:: DATA EXTRACT ::
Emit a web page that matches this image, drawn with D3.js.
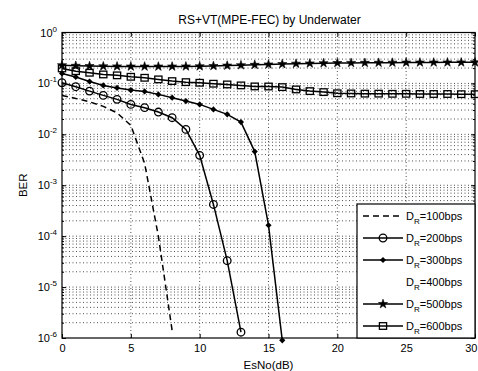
<!DOCTYPE html>
<html>
<head>
<meta charset="utf-8">
<script src="https://cdn.jsdelivr.net/npm/d3@7"></script>
<style>
  html, body { margin: 0; padding: 0; background: #fff; }
  svg { display: block; }
  text { font-family: "Liberation Sans", Arial, sans-serif; fill: #000; }
</style>
</head>
<body>
<svg id="chart" width="478" height="371"></svg>
<script>
// EsNo sweep (dB)
const esNo = [0,1,2,3,4,5,6,7,8,9,10,11,12,13,14,15,16,17,18,19,20,21,22,23,24,25,26,27,28,29,30];

// BER per data rate
const ber100 = [0.058,0.0508,0.0434,0.0354,0.0264,0.015,0.0027,1.0e-4,1.4e-6];
const ber200 = [0.103,0.0861,0.0706,0.0582,0.0486,0.0387,0.0334,0.0274,0.0212,0.0125,0.00387,4.2e-4,3.3e-5,1.3e-6];
const ber300 = [0.157,0.134,0.109,0.0914,0.0816,0.0739,0.0697,0.0609,0.0525,0.045,0.0387,0.0309,0.0247,0.0174,0.00458,1.64e-4,9e-7];
const ber500 = [0.228,0.222,0.219,0.217,0.216,0.215,0.215,0.215,0.215,0.216,0.217,0.22,0.224,0.228,0.232,0.236,0.24,0.244,0.247,0.25,0.252,0.253,0.254,0.255,0.256,0.257,0.258,0.258,0.259,0.259,0.26];
const ber600 = [0.197,0.174,0.162,0.150,0.144,0.135,0.129,0.120,0.111,0.106,0.103,0.0987,0.0955,0.0914,0.0873,0.087,0.0846,0.0762,0.0706,0.0675,0.064,0.0635,0.063,0.063,0.0625,0.0625,0.062,0.062,0.062,0.0615,0.0615];

// Axis ticks
const xTicks = [0,5,10,15,20,25,30];
const yExponents = [0,-1,-2,-3,-4,-5,-6];

// Legend entries
const legendRates = ["100","200","300","400","500","600"];

const plot = { left: 62, right: 475, top: 32.5, bottom: 338 };
const svg = d3.select("#chart");

const x = d3.scaleLinear().domain([0, 30]).range([plot.left, plot.right]);
const y = d3.scaleLog().domain([1e-6, 1]).range([plot.bottom, plot.top]);

// Grid: major x, major + minor y
const grid = svg.append("g").attr("stroke", "#222").attr("stroke-width", 0.8)
  .attr("stroke-dasharray", "1,2.5").attr("fill", "none");
xTicks.slice(1, -1).forEach(t => {
  grid.append("line").attr("x1", x(t)).attr("x2", x(t)).attr("y1", plot.top).attr("y2", plot.bottom);
});
const yGridVals = [];
yExponents.forEach(e => {
  for (let m = 1; m <= 9; m++) {
    const v = m * Math.pow(10, e);
    if (v < 1 && v > 1e-6) yGridVals.push(v);
  }
});
yGridVals.forEach(v => {
  grid.append("line").attr("x1", plot.left).attr("x2", plot.right).attr("y1", y(v)).attr("y2", y(v));
});

// Axes
const xAxis = d3.axisBottom(x).tickValues(xTicks).tickSize(-4).tickPadding(6).tickFormat(d3.format("d"));
const gx = svg.append("g").attr("transform", `translate(0,${plot.bottom})`).call(xAxis);
gx.select(".domain").remove();
gx.selectAll("text").attr("font-size", 11).attr("font-family", "Liberation Sans, Arial, sans-serif");
// last label kept inside the page edge
gx.selectAll("text").filter(d => d === 30).attr("text-anchor", "end").attr("dx", 2);
gx.selectAll("line").attr("stroke", "#000");

const xAxisTop = d3.axisTop(x).tickValues(xTicks).tickSize(-4).tickFormat("");
const gxt = svg.append("g").attr("transform", `translate(0,${plot.top})`).call(xAxisTop);
gxt.select(".domain").remove();

const yTickVals = yExponents.map(e => Math.pow(10, e));
const yAxis = d3.axisLeft(y).tickValues(yTickVals).tickSize(-4).tickPadding(5).tickFormat("");
const gy = svg.append("g").attr("transform", `translate(${plot.left},0)`).call(yAxis);
gy.select(".domain").remove();
const yAxisR = d3.axisRight(y).tickValues(yTickVals).tickSize(-4).tickFormat("");
const gyr = svg.append("g").attr("transform", `translate(${plot.right},0)`).call(yAxisR);
gyr.select(".domain").remove();

// minor y ticks
const minorL = d3.axisLeft(y).tickValues(yGridVals).tickSize(-2).tickFormat("");
const gml = svg.append("g").attr("transform", `translate(${plot.left},0)`).call(minorL);
gml.select(".domain").remove();
const minorR = d3.axisRight(y).tickValues(yGridVals).tickSize(-2).tickFormat("");
const gmr = svg.append("g").attr("transform", `translate(${plot.right},0)`).call(minorR);
gmr.select(".domain").remove();

// y tick labels as 10^e
yExponents.forEach(e => {
  const t = svg.append("text")
    .attr("x", plot.left - 5)
    .attr("y", y(Math.pow(10, e)) + 4)
    .attr("text-anchor", "end")
    .attr("font-size", 11);
  t.append("tspan").text("10");
  t.append("tspan").attr("dy", -5).attr("font-size", 8).text(String(e));
});

// Box
svg.append("rect")
  .attr("x", plot.left).attr("y", plot.top)
  .attr("width", plot.right - plot.left).attr("height", plot.bottom - plot.top)
  .attr("fill", "none").attr("stroke", "#000").attr("stroke-width", 1.2);

// Curves
const line = d3.line().x((d, i) => x(esNo[i])).y(d => y(d));
const series = [
  { rate: "100", data: ber100, dash: "6,4", marker: null },
  { rate: "200", data: ber200, dash: null, marker: "circle" },
  { rate: "300", data: ber300, dash: null, marker: "diamond" },
  { rate: "500", data: ber500, dash: null, marker: "star" },
  { rate: "600", data: ber600, dash: null, marker: "square" }
];

function drawMarker(g, type, cx, cy) {
  if (type === "circle") {
    g.append("circle").attr("cx", cx).attr("cy", cy).attr("r", 3.8)
      .attr("fill", "none").attr("stroke", "#000").attr("stroke-width", 1.3);
  } else if (type === "square") {
    g.append("rect").attr("x", cx - 3.6).attr("y", cy - 3.3).attr("width", 7.2).attr("height", 6.6)
      .attr("fill", "none").attr("stroke", "#000").attr("stroke-width", 1.3);
  } else if (type === "diamond") {
    g.append("path").attr("transform", `translate(${cx},${cy})`)
      .attr("d", d3.symbol(d3.symbolDiamond2, 24)()).attr("fill", "#000");
  } else if (type === "star") {
    g.append("path").attr("transform", `translate(${cx},${cy})`)
      .attr("d", d3.symbol(d3.symbolStar, 26)()).attr("fill", "#000")
      .attr("stroke", "#000").attr("stroke-width", 0.6);
  }
}

series.forEach(s => {
  const g = svg.append("g");
  g.append("path").datum(s.data).attr("d", line)
    .attr("fill", "none").attr("stroke", "#000").attr("stroke-width", 1.5)
    .attr("stroke-dasharray", s.dash);
  if (s.marker) {
    s.data.forEach((v, i) => drawMarker(g, s.marker, x(esNo[i]), y(v)));
  }
});

// Title and axis labels
svg.append("text").attr("x", (plot.left + plot.right) / 2 + 1).attr("y", 24)
  .attr("text-anchor", "middle").attr("font-size", 12).text("RS+VT(MPE-FEC) by Underwater");
svg.append("text").attr("x", (plot.left + plot.right) / 2).attr("y", 369)
  .attr("text-anchor", "middle").attr("font-size", 11.5).text("EsNo(dB)");
svg.append("text").attr("transform", `translate(27,${(plot.top + plot.bottom) / 2}) rotate(-90)`)
  .attr("text-anchor", "middle").attr("font-size", 11.5).text("BER");

// Legend
const leg = { x: 357, y: 204, w: 118, h: 134 };
svg.append("rect").attr("x", leg.x).attr("y", leg.y).attr("width", leg.w).attr("height", leg.h)
  .attr("fill", "#fff").attr("stroke", "#000").attr("stroke-width", 1.2);
const styleByRate = {};
series.forEach(s => styleByRate[s.rate] = s);
legendRates.forEach((r, i) => {
  const cy = leg.y + 12 + i * 22;
  const s = styleByRate[r];
  const g = svg.append("g");
  if (s) {
    g.append("line").attr("x1", leg.x + 6).attr("x2", leg.x + 46).attr("y1", cy).attr("y2", cy)
      .attr("stroke", "#000").attr("stroke-width", 1.5).attr("stroke-dasharray", s.dash);
    if (s.marker) drawMarker(g, s.marker, leg.x + 26, cy);
  }
  const t = g.append("text").attr("x", leg.x + 49).attr("y", cy + 4).attr("font-size", 11);
  t.append("tspan").text("D");
  t.append("tspan").attr("dy", 4).attr("font-size", 8).text("R");
  t.append("tspan").attr("dy", -4).text("=" + r + "bps");
});
</script>
</body>
</html>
:::
> [WHAT YOU NEED TO DO] Among the lines of the material, find those that hold the word "page" and copy them.

> [WRITTEN REPLY]
Emit a web page that matches this image, drawn with D3.js.
// last label kept inside the page edge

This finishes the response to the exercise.